“I’d throw another $5 billion on the pile and I would find half a billion dollars of that right out of Planned Parenthood’s budget,” the congressman said on CNN on Wednesday. “The rest of it can come out of food stamps and the entitlements that are being spread out for people that haven’t worked in three generations.”
King is just adding to his endless series of sensational and crude statements that make for great internet content ― but in this case, King’s seemingly ridiculous remark is actually a concise articulation of the Trump agenda.
Earlier this year, the Trump administration released a budget that called for a huge increase in military spending, a wide range of cuts to social programs, and $1.6 billion to construct a wall along the U.S.-Mexico border.
The budget would reduce spending for the food stamp program, officially known as the Supplemental Nutrition Assistance Program, by $1.8 billion next year, according to an analysis posted Thursday by the Congressional Budget Office. In other words, one year of Trump’s food stamp cuts could more than pay for Trump’s wall.

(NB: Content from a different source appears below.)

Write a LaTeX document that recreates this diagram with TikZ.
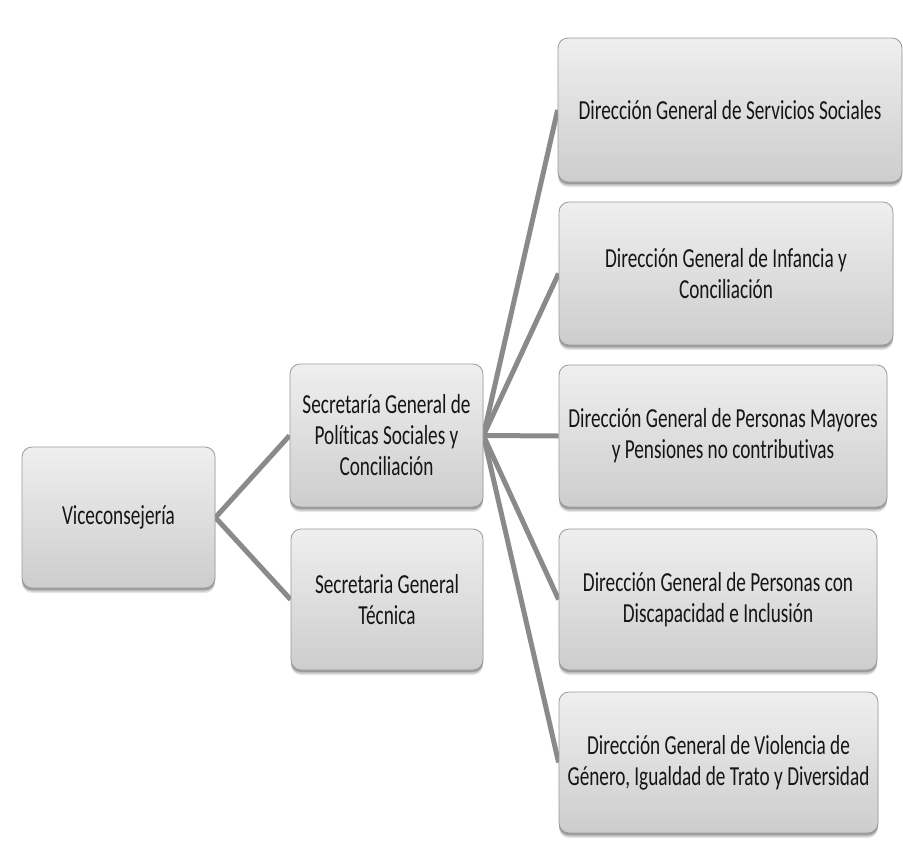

Now, the Trump budget doesn’t explicitly link cuts to any one program to increased spending on any other. And the budget’s not about to become law anytime soon. Rather, the document is a statement of Trump’s priorities for the very broad range of federal programs and initiatives. Chief among those priorities is a $50 billion boost to military spending offset by an even bigger cut in social spending.
The Trump budget would cut food stamps by more than $100 billion over 10 years, a vastly larger sum than even Trump would likely dream of spending on concrete and rebar along the border. The food stamp cuts also come from an entirely different category of government expenditure: mandatory spending, meaning the federal government automatically foots the bill for the cost of benefits no matter how many people sign up. The wall funding comes from discretionary spending that Congress is supposed to reauthorize every year.
So far, Republicans in Congress have been unable to agree on whether they support any food stamp cuts at all, but appropriators in the House of Representatives have been moving forward with the $1.6 billion in wall funding. King doesn’t sit on the House Budget Committee or the Appropriations Committee, which are the two panels driving the budget process at the moment.
King seemed to say he didn’t really support a big food stamp cut, either.
“I wouldn’t impose anything on anybody in America any more strict than what Michelle Obama did with her school lunch program,” King said, an apparent reference to Democrats using SNAP funds to help pay for the Healthy, Hunger-Free Kids Act, which resulted in an across-the-board 7 percent cut to monthly food stamp benefits in 2013.